Dracula is wounded in battle, but the leader of the Turks, Lord Turoc...
...wants to keep him alive as a political prisoner. So Turoc brings Dracula to an old woman named Lianda.
It turns out that Lianda is a vampire.
Turoc returns and, when he refuses to pay Lianda, she reveals that she's a vampire and attacks him. Turoc slays her (there is apparently a little bit of color in the original magazine. Black and white and red all over, i guess.).
Despite learning that Lianda was a vampire, Turoc is not suspicious about what she may have done to Dracula, and he takes him home and chains him up. Dracula later learns that his wife Maria was raped by the Turks.
When Maria refuses to sleep with Turoc again, the Turk pushes her away, accidentally killing her.
This enrages Dracula, causing him to use his new vampiric strength to escape...
...and kill Turoc.
He then slays the remaining Turks and deposits his son Vlad with a caravan of gypsies.
As i said earlier, Dracula's backstory is littered with additional inserts, and it'll later turn out that Maria was his second wife. His first wife, by an arranged marriage, was Zofia. He was abusively cruel to her, and she bore his vengeance seeking daughter Lilith (see Giant-Size Chillers #1). And Dracula's pre-vampire sadism is sometimes justified by an earlier lengthy imprisonment by the Turks, during which his brother was killed (this was shown in Tomb of Dracula Magazine #2). And in Bizarre Adventures #33, we'll learn that a creature called Varnae was orchestrating the events that led to Dracula becoming a vampire. But it's this story, and especially that death of Dracula's wife Maria, that continues to get referenced throughout the color Tomb of Dracula series. So you'll forgive me for sneaking it in to this entry. The Ratings and Characters Appearing below only reflect the Nazi story, though (but the Inbound References will be mostly references to the origin story). There is also another Dracula story in this issue, but it takes place in the modern day and is covered in a separate entry.
Quality Rating: C
Chronological Placement Considerations: N/A
Continuity Insert? Y
My Reprint: Essential Tomb of Dracula vol. 4
Inbound References (12): show
You know, this raises the question- why didn't Stalin try to do anything to get rid of Dracula when he controlled Transylvania between 1944 and 1953? Especially since most of the major landowners in Transylvania had their property taken over by the state. Dracula being an Evil Aristocrat with a weakness to religious items would be a prime target for a Communist.
Posted by: Michael | February 5, 2015 8:05 PM
Perhaps Dracula resisted Stalin with the same vigor as he pursued the Turks; perhaps he was upheld by the West in the postwar period as a bulwark against Communism, as the fascists in Greece, Spain and Italy were.
Posted by: cullen | February 5, 2015 9:22 PM
Marvel had a schizophrenic portrayal of Eastern Europe.
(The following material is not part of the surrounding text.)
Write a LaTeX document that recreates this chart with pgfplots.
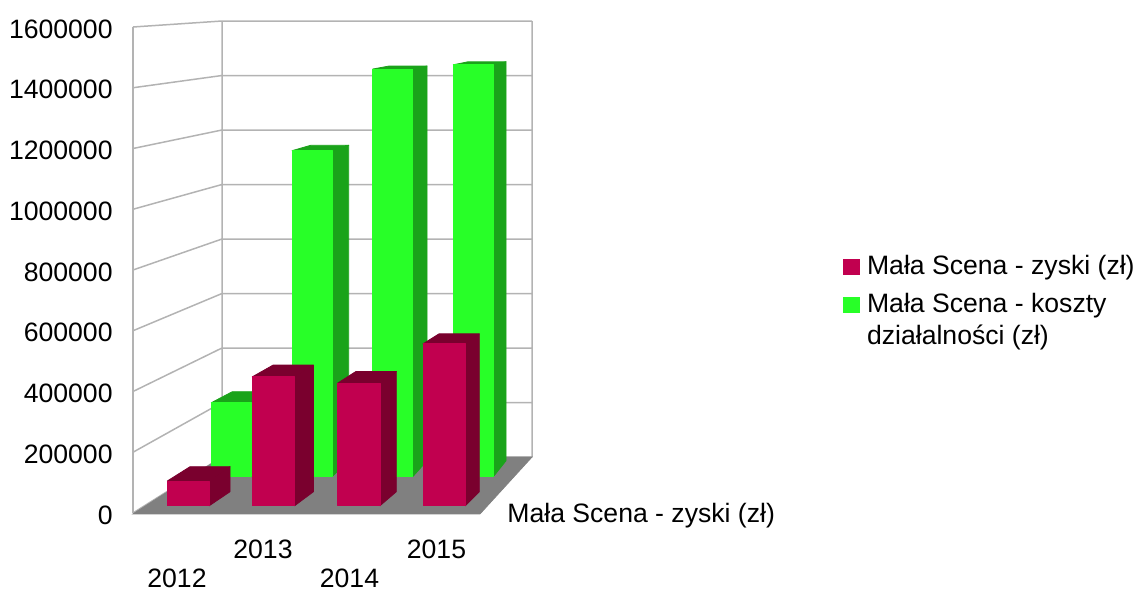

There were lots of pseudo-Balkan non-Communist countries during the Cold War. Latveria, Transia, Wundagore, Symkaria.
Especially once the horror boom began, Eastern Europe became the locale for monsters - because that is how the old gothic novels were - even though Communists were in control everywhere.
Now with the sliding time scale, it's not much of a problem.
Posted by: Chris | February 6, 2015 9:54 PM
I would assume that after a few attempts to destroy/oust Dracula failed, the USSR probably just declared Transylvania a no man's land and quietly pretended it never happened.
Posted by: Thanos6 | April 26, 2015 8:36 PM
As fnord mentions, this Dracula origin is revisited in Bizarre Adventures #33 with some inserts. It is also referenced as a memory by Dracula when he is under Doctor Strange's spell in Tomb of Dracula #44.
Posted by: Luis Dantas | July 10, 2016 11:01 PM
There is also a text story in #2 which is in the form of a letter from Dracula to Bram Stoker. Don't know if it's considered in-continuity, but it is another early fiction piece by Chris Claremont.